The hay(na)ku poem's swift popularity would not have been possible without internet-based communication. With the internet's capacity for engendering collaborations, it was inevitable that a collaborative hay(na)ku project such as THE CHAINED HAY(NA)KU would arise. It, of course, was fitting that THE CHAINED HAY(NA)KU began with an invitation from a blog. On June 24, 2007, an invitation was posted on http://chainedhaynaku.wordpress.com/ for poets to participate in hay(na)ku collaborations. Nearly a hundred poets and artists from around the world responded, and this anthology is one result, along with friendships and much fun!
The Growing Popularity of the Poetic Form - Hay(na)ku
Eileen Tabios, who created the fascinating form of poetry called Hay(na)ku, curated this collection of works in tandem with Ivy Alvarez, John Bloomberg-Rissman, and Ernesto Priego. They published a call for entries to poets all over the world, stating the requirements were that the form had to be hay(na)ku, and be the collaborative work of several people, and this collection of both written poetry and illustrated forms of this poetic style fill the pages of this very excellent book.
Eileen Tabios created this form which can be described as a tercet of three lines, a total of six words (1 in the first line, 2 in the second line, and 3 in the third line - or the reverse of order of the lines/words) with no restriction on syllables or stressed words or rhymes. This particular collection contains 29 works of Hay(na)ku written by collaborators - between three and eighteen poets collaborate, each taking lines of the long poems adding and embellishing the flow of the poem. It is indeed community poetry and reading some of the works in this collection will remind the reader of stories of ancient and historic and contemporary tale tellers who would sit around a fire adding to the oral history of the world - or their versions of it! Some may feel that this communal effort would dilute the resulting finished poem, but instead it seems to grow and enhance with the addition of each new voice. For this reader the initial poem by Tabios and the other curators entitled 'Four Skin Confessions' is the most well constructed and the most enchanting, but then this poem comes from practiced hands.

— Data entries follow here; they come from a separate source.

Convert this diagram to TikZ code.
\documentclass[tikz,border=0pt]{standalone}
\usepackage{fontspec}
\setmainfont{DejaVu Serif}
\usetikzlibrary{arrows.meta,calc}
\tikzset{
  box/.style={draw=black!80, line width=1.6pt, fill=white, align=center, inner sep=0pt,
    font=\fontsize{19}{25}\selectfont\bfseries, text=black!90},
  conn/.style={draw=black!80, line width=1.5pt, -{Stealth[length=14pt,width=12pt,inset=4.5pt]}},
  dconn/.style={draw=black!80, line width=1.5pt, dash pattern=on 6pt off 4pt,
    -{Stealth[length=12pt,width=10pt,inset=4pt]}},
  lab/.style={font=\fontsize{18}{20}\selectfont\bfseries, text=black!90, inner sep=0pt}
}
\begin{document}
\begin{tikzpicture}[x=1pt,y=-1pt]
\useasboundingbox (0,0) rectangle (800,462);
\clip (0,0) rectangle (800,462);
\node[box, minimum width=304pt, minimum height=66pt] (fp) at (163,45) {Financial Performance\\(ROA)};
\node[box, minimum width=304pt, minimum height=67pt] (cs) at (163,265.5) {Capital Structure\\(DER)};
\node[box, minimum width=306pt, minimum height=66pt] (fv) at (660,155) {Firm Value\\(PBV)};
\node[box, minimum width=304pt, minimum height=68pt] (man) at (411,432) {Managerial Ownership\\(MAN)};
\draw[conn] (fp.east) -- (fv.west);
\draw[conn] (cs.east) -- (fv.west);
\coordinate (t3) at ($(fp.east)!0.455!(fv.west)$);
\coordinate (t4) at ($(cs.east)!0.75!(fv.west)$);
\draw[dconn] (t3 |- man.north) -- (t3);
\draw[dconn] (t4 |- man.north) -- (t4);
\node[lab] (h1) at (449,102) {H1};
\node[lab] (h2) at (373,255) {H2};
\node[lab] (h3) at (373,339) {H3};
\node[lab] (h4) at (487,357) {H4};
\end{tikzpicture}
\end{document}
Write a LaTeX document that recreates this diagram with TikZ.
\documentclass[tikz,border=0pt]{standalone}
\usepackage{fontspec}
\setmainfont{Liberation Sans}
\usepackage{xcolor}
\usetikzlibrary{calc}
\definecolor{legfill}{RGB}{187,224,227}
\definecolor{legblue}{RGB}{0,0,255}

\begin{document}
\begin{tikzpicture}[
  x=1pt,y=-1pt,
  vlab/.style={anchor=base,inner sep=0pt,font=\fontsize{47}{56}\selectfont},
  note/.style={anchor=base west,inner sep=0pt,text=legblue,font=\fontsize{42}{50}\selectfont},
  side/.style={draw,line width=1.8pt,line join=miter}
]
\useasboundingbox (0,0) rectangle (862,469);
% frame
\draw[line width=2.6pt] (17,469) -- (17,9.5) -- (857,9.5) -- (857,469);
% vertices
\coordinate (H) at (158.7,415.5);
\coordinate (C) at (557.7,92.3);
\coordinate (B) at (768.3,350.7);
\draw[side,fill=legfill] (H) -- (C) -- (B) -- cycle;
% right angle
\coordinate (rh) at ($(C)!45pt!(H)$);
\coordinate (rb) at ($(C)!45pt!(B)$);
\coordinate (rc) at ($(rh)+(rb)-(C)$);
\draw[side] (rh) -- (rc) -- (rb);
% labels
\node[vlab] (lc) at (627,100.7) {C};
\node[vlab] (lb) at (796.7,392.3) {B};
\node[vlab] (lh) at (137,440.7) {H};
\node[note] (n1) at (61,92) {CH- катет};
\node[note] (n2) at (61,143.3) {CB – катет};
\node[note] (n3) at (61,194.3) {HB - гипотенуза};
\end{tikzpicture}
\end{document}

The uses of illustration and photographs with captions in hay(na)ku or with the poem incorporated into the graphic presentation are less successful than the 'pure poems', but these elements add interest and variation and another dimension to this well conceived project. This is experimental poetry now, but there were days when sonnets and villanelles were considered experimental....Very successful book, this.